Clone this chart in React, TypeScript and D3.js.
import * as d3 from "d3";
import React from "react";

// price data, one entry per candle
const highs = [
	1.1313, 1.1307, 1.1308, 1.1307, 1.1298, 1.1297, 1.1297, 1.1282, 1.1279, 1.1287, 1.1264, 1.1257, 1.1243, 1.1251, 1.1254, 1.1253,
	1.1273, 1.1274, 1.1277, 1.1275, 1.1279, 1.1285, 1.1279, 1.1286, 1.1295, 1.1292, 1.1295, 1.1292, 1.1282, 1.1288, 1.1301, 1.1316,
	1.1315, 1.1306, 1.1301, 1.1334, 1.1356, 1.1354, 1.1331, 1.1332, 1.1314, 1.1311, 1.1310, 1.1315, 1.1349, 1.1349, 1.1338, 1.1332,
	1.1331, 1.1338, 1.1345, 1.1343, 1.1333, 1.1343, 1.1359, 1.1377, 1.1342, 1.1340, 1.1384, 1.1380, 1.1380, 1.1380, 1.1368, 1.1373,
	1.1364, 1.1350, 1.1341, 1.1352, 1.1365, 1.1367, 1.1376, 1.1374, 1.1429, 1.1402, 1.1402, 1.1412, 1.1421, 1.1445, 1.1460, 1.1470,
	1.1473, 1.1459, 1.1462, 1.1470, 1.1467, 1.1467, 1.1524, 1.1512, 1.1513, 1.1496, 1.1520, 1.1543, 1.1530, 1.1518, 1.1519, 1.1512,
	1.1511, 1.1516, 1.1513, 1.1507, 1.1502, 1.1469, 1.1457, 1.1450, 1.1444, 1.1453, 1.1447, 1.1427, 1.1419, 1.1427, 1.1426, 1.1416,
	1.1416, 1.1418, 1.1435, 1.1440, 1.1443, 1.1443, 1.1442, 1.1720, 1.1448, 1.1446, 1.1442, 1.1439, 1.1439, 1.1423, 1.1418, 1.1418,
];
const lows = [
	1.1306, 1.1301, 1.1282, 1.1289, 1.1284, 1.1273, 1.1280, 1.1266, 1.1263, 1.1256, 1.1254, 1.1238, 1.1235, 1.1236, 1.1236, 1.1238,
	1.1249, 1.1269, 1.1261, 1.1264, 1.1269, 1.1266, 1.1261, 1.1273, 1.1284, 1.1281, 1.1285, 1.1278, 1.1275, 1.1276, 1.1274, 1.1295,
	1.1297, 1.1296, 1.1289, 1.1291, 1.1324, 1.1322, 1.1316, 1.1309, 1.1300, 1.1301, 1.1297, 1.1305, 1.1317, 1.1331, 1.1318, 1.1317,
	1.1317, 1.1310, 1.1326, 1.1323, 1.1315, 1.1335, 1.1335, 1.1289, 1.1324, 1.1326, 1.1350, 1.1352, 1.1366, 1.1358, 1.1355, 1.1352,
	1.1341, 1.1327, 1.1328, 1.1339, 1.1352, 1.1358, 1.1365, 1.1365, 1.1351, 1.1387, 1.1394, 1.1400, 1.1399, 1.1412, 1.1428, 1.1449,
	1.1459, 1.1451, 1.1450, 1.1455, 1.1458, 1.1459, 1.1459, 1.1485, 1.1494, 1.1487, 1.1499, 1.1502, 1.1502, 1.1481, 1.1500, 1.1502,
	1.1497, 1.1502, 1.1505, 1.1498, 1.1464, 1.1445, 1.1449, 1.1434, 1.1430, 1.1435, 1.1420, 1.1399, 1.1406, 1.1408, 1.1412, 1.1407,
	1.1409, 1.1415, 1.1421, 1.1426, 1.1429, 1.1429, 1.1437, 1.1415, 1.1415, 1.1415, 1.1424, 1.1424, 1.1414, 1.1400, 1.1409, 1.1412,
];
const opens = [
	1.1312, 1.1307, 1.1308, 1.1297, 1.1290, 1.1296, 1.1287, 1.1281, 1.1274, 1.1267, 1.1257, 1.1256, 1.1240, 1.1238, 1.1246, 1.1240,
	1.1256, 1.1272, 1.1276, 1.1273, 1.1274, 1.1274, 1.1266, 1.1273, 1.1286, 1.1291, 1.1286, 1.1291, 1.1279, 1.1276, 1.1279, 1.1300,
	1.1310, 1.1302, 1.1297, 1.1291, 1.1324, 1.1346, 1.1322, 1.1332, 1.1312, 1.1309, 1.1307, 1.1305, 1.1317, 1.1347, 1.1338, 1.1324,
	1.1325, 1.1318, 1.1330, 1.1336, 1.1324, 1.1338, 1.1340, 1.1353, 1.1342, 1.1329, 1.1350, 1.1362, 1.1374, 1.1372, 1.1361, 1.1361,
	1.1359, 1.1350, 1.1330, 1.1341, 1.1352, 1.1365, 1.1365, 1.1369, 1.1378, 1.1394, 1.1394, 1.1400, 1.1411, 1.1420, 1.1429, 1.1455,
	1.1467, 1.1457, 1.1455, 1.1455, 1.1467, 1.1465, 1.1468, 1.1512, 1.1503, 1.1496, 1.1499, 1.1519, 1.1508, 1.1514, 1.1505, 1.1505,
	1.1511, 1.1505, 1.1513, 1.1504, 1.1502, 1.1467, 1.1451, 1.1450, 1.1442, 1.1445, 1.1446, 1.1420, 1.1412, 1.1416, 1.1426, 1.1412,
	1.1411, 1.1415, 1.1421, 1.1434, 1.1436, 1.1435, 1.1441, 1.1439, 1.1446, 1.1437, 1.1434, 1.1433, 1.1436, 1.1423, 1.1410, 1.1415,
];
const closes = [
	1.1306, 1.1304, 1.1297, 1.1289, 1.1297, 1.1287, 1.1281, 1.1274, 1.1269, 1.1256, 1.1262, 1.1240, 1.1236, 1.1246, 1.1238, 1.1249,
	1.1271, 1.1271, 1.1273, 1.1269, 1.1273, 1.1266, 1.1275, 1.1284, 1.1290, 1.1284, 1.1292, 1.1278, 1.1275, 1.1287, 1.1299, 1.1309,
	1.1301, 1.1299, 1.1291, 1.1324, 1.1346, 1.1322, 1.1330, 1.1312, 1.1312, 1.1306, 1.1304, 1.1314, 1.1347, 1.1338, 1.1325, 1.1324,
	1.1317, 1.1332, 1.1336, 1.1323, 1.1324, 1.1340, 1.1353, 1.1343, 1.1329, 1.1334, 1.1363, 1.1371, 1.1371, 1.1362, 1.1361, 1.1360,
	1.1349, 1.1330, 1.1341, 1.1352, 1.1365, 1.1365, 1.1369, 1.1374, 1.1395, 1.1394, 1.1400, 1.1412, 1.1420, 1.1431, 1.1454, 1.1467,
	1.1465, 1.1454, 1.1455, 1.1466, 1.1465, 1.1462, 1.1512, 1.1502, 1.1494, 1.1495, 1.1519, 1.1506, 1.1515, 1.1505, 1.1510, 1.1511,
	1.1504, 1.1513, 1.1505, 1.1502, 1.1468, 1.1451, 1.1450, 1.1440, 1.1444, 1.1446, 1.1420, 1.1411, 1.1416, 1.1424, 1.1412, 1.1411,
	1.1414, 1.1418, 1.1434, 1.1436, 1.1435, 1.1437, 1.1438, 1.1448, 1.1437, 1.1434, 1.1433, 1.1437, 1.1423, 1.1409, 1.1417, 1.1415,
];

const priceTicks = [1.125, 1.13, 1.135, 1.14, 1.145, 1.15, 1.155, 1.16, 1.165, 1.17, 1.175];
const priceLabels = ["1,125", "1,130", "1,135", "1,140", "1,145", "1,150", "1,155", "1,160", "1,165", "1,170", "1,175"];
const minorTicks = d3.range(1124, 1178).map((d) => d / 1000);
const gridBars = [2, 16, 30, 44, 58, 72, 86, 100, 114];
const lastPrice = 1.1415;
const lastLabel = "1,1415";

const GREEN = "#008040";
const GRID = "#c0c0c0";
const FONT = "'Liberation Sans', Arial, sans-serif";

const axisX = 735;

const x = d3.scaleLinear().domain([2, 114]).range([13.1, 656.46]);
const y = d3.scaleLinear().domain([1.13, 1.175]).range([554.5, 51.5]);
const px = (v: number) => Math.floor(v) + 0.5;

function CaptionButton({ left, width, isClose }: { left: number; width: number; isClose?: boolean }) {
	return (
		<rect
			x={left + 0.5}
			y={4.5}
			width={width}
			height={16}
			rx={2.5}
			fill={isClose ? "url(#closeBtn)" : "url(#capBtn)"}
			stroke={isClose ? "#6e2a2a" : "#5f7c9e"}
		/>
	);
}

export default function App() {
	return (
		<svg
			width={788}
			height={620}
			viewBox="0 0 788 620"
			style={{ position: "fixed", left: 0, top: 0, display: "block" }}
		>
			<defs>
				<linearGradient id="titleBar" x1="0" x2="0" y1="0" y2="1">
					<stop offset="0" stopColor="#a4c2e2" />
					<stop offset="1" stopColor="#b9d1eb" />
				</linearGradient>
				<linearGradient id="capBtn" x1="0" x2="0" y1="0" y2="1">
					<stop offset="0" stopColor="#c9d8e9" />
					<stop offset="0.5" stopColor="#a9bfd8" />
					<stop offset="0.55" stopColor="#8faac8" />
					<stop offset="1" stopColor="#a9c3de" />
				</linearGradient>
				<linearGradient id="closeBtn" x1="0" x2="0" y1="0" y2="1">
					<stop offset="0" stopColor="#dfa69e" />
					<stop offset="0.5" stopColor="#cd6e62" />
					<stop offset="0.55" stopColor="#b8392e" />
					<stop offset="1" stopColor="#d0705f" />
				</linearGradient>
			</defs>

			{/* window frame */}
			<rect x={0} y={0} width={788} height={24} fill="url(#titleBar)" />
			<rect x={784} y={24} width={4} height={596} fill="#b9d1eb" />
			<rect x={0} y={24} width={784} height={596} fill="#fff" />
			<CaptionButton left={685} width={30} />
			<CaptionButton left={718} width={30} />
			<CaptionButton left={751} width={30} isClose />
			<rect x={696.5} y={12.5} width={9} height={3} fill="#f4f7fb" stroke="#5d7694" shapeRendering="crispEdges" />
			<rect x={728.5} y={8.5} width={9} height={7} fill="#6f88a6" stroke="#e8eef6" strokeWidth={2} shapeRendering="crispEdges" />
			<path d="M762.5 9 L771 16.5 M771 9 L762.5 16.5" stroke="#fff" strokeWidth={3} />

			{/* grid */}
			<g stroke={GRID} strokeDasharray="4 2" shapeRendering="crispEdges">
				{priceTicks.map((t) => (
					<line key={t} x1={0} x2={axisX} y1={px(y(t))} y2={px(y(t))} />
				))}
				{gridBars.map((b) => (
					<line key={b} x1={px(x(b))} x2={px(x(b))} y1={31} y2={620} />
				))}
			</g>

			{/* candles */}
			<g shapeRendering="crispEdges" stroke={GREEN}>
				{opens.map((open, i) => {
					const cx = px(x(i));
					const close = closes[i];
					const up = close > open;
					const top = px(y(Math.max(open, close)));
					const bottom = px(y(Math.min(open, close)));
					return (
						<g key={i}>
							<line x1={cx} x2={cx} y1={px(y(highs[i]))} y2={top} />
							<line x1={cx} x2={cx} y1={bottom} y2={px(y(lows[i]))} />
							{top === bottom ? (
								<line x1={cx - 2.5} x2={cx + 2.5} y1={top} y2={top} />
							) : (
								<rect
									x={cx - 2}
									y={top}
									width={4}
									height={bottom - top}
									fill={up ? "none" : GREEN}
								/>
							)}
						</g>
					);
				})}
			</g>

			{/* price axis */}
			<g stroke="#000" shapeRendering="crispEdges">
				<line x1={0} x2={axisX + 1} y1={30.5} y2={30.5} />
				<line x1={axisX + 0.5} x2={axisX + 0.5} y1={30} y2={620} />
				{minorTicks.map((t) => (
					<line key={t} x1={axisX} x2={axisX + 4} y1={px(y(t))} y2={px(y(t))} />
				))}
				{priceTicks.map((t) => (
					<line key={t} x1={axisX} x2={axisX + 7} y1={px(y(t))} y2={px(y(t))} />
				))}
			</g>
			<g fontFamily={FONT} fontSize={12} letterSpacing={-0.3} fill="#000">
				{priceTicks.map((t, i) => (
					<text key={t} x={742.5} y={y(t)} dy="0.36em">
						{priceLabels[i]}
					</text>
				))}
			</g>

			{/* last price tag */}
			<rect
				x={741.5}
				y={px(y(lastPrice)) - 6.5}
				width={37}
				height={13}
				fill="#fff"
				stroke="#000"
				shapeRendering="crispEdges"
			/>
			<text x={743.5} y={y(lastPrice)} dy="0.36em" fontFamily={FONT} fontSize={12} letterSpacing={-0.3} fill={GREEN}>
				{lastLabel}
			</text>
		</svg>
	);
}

◆ ◆ ◆

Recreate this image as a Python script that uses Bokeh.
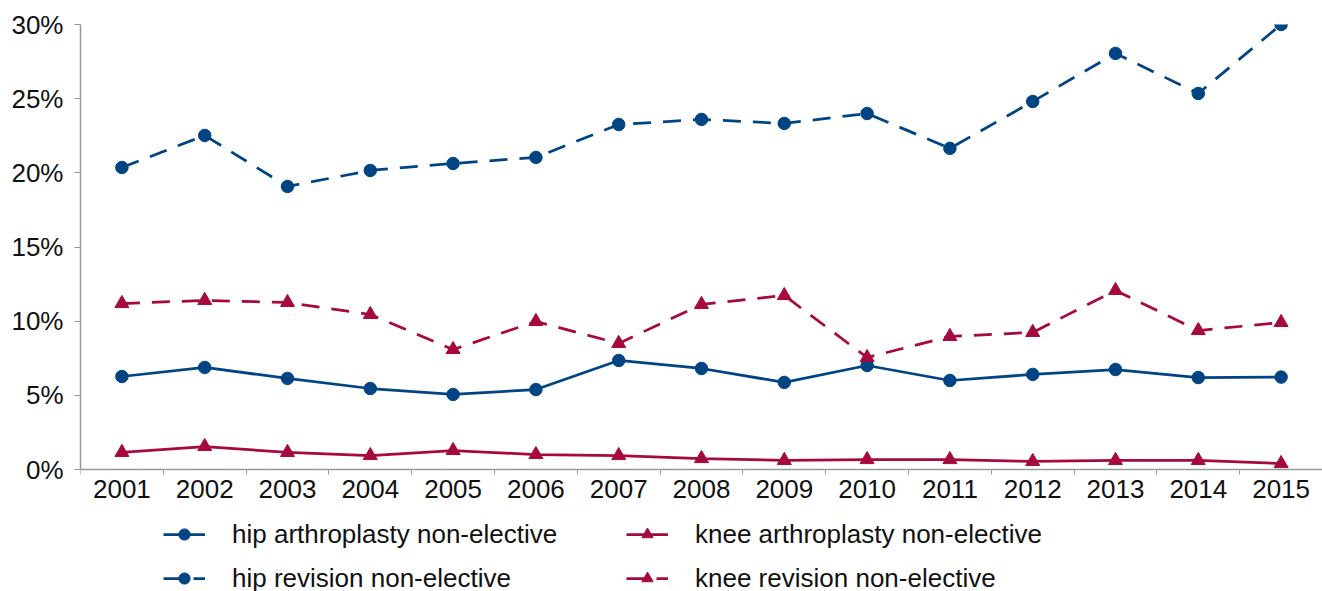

◆ ◆ ◆

Pull every line containing the word "React" out of the material and copy it.

Final result:
Clone this chart in React, TypeScript and D3.js.
import React from "react";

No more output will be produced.